El mes de octubre de 1938 comenzó con novedades preocupantes. Los periódicos, las emisoras de radio y las conversaciones en toda la ciudad solo se referían a Alemania y a su líder Adolf Hitler, el Führer. Desde su arribo al poder en 1933, Hitler y los nazis habían consolidado en poco tiempo el control de su país, silenciado a sus oponentes y comenzado una campaña para restablecer a Alemania como potencia mundial. Una parte central del plan de Hitler consistía en marginar a todos los judíos, convertirnos en “los otros”. Nos culpaba de todos los problemas, pasados y presentes, que sufría Alemania, desde la derrota en la Gran Guerra hasta la crisis económica.
Cuando Alemania anexó Austria en marzo de 1938 y ocupó la región montañosa de los Sudetes en Checoslovaquia seis meses después, la discriminación hacia los judíos se incrementó. La vida en esas regiones se volvió cada vez más precaria, debido a las numerosas restricciones.
Antes de que pudiéramos absorber todas aquellas novedades, fuimos golpeados por otras aún peores: por orden de Hitler, miles de judíos polacos, tal vez hasta 17.000, habían sido expulsados de Alemania.
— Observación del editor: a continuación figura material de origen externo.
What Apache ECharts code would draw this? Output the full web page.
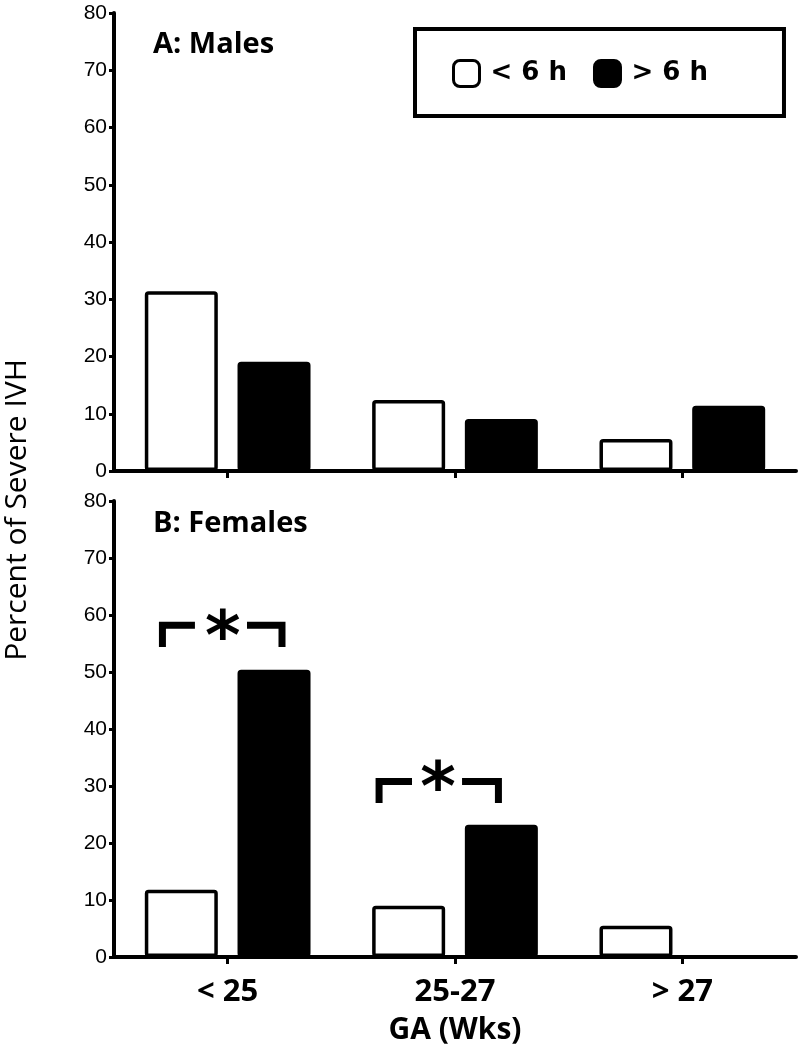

El gobierno nazi decidió que ya no eran bienvenidos y que no merecían vivir en suelo alemán. El gobierno polaco se mostró tan antisemita como los nazis y no permitió que los judíos expulsados pudieran retornar a su tierra. Nos llegaban noticias de que esos judíos languidecían en la frontera, en improvisados campamentos que eran una especie de “tierra de nadie”. Ocasionalmente algunos lograban sobornar a los guardias, cruzaban la frontera y se las ingeniaban para llegar a Cracovia o a otras ciudades.
En mi presencia, mis padres seguían minimizando la gravedad de la situación. “Hemos tenido antes los pogroms en el este”, decía mi padre con aparente indiferencia. “Ahora hay problemas en el oeste. Pero todo se arreglará, ya verán.” No sé si eso era lo que realmente pensaba, o si trataba de convencerse a sí mismo y a mi madre al igual que a mí. Después de todo, ¿adónde podíamos ir? ¿Qué podíamos hacer?
Después, llegó la peor noticia: en Alemania y Austria, en la noche del 9 al 10 de noviembre de 1938, las sinagogas y los rollos de la Torá que ellas albergaban fueron incendiados, y todas las propiedades judías fueron destruidas. Los judíos fueron ferozmente golpeados y cerca de un centenar murieron asesinados. Me parecía inconcebible que la gente se hiciera a un lado mientras sucedía algo tan terrible. La propaganda nazi difundió lo sucedido aquella noche como una demostración espontánea contra los judíos, en represalia por el asesinato de un diplomático alemán en París a manos de un joven judío llamado Herschel Grynszpan. Pronto nos dimos cuenta de que eso era solo la excusa que los nazis necesitaban. Usaron ese crimen para organizar una noche de violencia en todo el país. Más tarde, recibió el nombre de “la Noche de los Cristales Rotos”, en alusión a las miles de ventanas destrozadas en sinagogas, hogares y tiendas judías. De hecho, aquella noche se destruyó mucho más que unos cuantos cristales.
Deseábamos fervientemente que de algún modo los nazis tomaran conciencia y las persecuciones cesaran. Pero aun cuando mi padre trataba de convencerme de que estábamos seguros y que la situación se calmaría, por primera vez sentí miedo.
La posibilidad de una guerra se incrementó. Escuchaba hablar de ello en la escuela, en las calles, dondequiera que iba. Las noticias informaban que los representantes del gobierno polaco habían viajado a Alemania para reunirse con sus autoridades a fin de impedir una guerra. No importaba cuánto se esforzaran mis padres por protegerme del miedo creciente ante la proximidad de una guerra con Alemania; no había modo de que me lo ocultaran.